You may know that refugees are flooding into southern Bangladesh, not far from Memorial Christian Hospital. You may know, too, that MCH is daily performing an average of 12 surgeries on refugee patients sent to us by MSF (Doctors Without Borders) and other organizations working in the camps. The needs, on every level, are greater than we can imagine. We are hoping to expand our ability to serve this needy people group through our partnership with Samaritan's Purse. They have already supplied funds for a temporary unit to care for the refugee patients.
Recently, I had an opportunity to visit one of the refugee camps near us. It was an experience beyond words. I cannot adequately describe the things I saw that day, but I will try to help you catch a glimpse of what it was like.
Our first stop in the camp was at the MSF clinic that sends its surgical patients to us. There were masses of people at the clinic to get help.

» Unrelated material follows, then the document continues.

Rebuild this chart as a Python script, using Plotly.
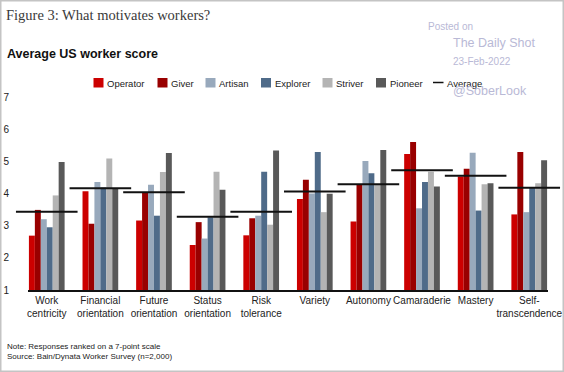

It was helpful for us to learn about what capabilities the clinic has and what is available for follow-up care after our patients return to the camp. We enjoyed seeing some of our previous patients at the clinic for their follow-up visits and looking well.
After leaving the clinic we drove up the main road of the camp. Hill after hill has been cleared of trees and foliage and covered with tiny little tents. We saw a hill that was in the process of being cleared in preparation for more tents as still more people arrive. We passed several food distribution sites as we drove. We saw men preparing for latrine construction. Everywhere we looked we saw destitute, hurting people. It is estimated that almost one million refugees have come to Bangladesh since August. As I look at the situation around us my heart cries out with the Psalmist, “It is time for thee, Lord, to work: for they have made void thy law” (Psalm 119:126).
It is bittersweet when our patients leave the hospital to go back to the camp. I am glad they are well and happy that they will be back with their families, but also sad knowing they don’t have a home to go back to. Each of these people has lost much. Many have lost family members.
Patient census in the hospital continues to be very high as we care for refugee patients as well as patients from our local community. Each member of our team is carrying a heavy load. The people in laundry are washing much more linen than normal. The doctors are seeing more patients than usual. The drivers are making more trips to town. Everyone is involved and working very hard. Please pray for us.
- Praise God for his faithfulness.
- Praise God for provision of help.
- Pray for hope and healing for our patients.
- Pray that God will sustain us.
- Pray that we will do our work carefully and well.
- Pray for direction as we make decisions about how to navigate in this situation as we go forward.
- Pray for provision of the staff needed for the increased patient volume.